Most hosts start with a static code. Same four digits, every guest, for years. It’s easy to remember, easy to share, and easy for everyone who has ever stayed at the property to walk in two years later and pick up a forgotten phone charger.
Rolling codes — a fresh code per booking — solve that. They’re not new, they’re not expensive, and they’re not optional once you have more than a few stays.
What a static code actually leaks
The argument for static is “it’s just a guest, they’re not coming back.” Run the math.
- 50 bookings a year × 4 years = 200 prior guests with your code.
- A reasonable share of those guests texted the code to a partner, a friend, a babysitter.

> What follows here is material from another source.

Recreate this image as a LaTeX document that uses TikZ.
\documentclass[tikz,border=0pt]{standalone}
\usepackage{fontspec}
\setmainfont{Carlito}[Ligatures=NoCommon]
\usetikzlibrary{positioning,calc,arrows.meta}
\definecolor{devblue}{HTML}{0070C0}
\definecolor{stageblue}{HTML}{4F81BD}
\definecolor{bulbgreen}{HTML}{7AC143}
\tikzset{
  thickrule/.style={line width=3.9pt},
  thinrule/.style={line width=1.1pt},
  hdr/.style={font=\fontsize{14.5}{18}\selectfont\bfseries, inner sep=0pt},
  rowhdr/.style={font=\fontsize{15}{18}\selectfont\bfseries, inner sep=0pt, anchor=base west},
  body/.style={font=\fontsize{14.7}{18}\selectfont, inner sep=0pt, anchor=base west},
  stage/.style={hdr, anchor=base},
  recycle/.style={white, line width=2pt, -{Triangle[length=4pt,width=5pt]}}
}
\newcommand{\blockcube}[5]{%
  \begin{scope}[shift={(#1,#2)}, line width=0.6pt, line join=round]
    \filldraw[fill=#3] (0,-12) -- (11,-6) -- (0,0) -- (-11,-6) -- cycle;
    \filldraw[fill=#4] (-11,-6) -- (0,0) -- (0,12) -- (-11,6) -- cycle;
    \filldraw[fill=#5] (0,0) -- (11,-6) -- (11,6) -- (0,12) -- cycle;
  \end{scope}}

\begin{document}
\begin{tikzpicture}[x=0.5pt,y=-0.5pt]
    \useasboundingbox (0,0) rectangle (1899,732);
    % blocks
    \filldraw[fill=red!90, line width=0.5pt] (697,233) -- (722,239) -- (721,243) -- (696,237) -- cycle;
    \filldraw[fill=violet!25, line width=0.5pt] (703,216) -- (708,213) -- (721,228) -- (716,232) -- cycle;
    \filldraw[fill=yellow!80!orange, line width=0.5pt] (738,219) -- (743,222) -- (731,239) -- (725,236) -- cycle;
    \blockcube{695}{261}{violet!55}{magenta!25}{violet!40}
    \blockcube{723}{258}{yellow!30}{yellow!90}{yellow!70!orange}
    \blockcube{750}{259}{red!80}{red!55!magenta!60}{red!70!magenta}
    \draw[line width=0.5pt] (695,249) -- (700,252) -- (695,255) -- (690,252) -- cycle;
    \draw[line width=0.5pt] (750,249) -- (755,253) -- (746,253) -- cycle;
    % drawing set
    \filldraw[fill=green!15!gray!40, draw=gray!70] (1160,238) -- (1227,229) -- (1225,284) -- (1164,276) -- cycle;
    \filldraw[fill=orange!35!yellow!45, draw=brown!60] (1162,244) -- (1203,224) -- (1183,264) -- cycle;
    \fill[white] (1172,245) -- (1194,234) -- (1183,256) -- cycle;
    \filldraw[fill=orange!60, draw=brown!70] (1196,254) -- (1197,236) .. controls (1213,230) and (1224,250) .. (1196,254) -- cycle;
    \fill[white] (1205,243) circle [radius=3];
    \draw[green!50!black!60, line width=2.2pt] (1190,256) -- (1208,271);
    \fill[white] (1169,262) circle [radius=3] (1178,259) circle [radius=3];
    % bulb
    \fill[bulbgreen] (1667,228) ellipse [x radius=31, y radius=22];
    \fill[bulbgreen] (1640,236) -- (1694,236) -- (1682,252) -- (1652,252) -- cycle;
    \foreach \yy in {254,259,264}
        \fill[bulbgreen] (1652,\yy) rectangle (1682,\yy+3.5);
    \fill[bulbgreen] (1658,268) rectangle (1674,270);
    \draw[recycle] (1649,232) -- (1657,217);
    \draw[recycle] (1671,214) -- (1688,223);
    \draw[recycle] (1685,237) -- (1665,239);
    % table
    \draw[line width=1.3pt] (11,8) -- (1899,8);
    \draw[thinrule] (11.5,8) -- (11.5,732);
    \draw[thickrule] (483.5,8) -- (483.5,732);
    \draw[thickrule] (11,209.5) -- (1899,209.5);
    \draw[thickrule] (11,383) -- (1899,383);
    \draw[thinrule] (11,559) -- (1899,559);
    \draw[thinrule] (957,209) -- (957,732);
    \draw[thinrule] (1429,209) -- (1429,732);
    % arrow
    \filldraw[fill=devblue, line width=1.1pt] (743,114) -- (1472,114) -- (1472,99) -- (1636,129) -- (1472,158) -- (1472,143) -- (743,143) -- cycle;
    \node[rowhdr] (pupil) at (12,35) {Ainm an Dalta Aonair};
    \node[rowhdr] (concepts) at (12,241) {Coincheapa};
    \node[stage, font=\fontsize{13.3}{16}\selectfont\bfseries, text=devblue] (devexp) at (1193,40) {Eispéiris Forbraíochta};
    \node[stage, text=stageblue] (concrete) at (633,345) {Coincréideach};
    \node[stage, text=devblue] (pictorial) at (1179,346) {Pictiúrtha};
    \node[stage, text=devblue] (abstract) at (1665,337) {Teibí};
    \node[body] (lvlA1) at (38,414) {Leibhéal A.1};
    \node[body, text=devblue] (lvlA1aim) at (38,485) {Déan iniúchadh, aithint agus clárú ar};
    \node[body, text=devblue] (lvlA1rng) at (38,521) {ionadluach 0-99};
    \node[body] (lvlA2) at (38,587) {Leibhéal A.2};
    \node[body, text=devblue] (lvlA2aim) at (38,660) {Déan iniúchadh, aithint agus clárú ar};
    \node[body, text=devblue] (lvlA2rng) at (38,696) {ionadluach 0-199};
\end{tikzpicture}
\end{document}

- A reasonable share saved it in a notes app that syncs to the cloud and gets indexed if breached.
You don’t have a lock. You have a public-facing PIN with marketing on Airbnb pointing at it.
The day the static code leaks (someone’s old screenshot, an Airbnb dispute screenshot, a returning guest who lets themselves in for “just a minute”), you’re not just changing the code — you’re changing it on every device, every cleaner, every co-host, every mid-stay handoff. That’s an afternoon of phone-tag during turnover.
What rolling codes solve
A rolling code is a per-booking code with two properties:
- Unique. Different from any other booking’s code.
- Bounded in time. Active from check-in (or a few hours before) to checkout (or a few hours after). Outside that window, it doesn’t work.
When the booking ends, so does the code. There’s nothing to rotate. Your prior guest’s screenshot doesn’t open the door tomorrow.
Two ways to get rolling codes:
- Hardware. August, Schlage Encode, Yale Assure, RemoteLock — most modern smart locks support per-booking codes via app or PMS integration.
- Software, on top of any keypad lock. A code generator that produces deterministic per-booking codes you punch into the lock manually (or via your PMS).
If you’re already on a smart lock with PMS integration, use it. If you’re on a keypad lock without smart features, the deterministic generator is the bridge.
Why “deterministic”
A random code is fine if you have a place to store it. A deterministic code is fine if you don’t.
The smart lock code rotator takes three inputs:
- A secret you keep (your master phrase, never published).
- The booking’s check-in date.
- The guest’s first name (or last 4 of phone).
It runs HMAC-SHA-256 over those, takes the first 4 digits, and outputs a code. Same inputs, same code — every time. Different inputs, different code — always.
What that buys you:
- No spreadsheet of codes. You can regenerate any code from the booking record alone.
- No reuse. Two guests on the same date with different names get different codes; same guest on different dates gets different codes.
- No leak from a code list, because there is no list.
The secret stays in your head (or your password manager). Even if a guest tries every reasonable PIN, the keyspace is 10,000 — and most smart locks lock out after 5 failed attempts. Brute force is not the threat.
The threat that is real
Codes leak through three channels:
- Returning guests. Solved by per-booking expiry on the lock. If the lock can’t enforce time-bounded codes, you have to manually clear codes after checkout. Set a recurring task.
- Cleaners. Cleaners need access. Use a separate cleaner code that you rotate quarterly — not the guest code. The cleaner code never goes in a guest message.
- Co-hosts and handymen. Same rule. Their own code, rotated at a known cadence.
The smart lock code rotator covers (1). The other two are still your job.
What to actually do this week
If you’re on static codes today, the migration is roughly:
- Day 0. Pick your master phrase. Write it once, in the place you’ll remember (password manager, not a sticky note).
- Day 1. Generate codes for every active and upcoming booking. Send the per-booking code to the guest 24 hours before check-in (not at booking confirmation — too easy to lose).
- Day 2. Add a cleaner-only code, separate from the master.
- Day 7. Schedule a quarterly cleaner-code rotation. Put it on the maintenance schedule so it doesn’t drift.
- Day 30. Audit who else has a code. The list is shorter than you think — make it shorter.
Static codes are the operations equivalent of sticking with the same password since 2018. They worked until they didn’t, and the day they stop working is not a day you wanted to be reactive.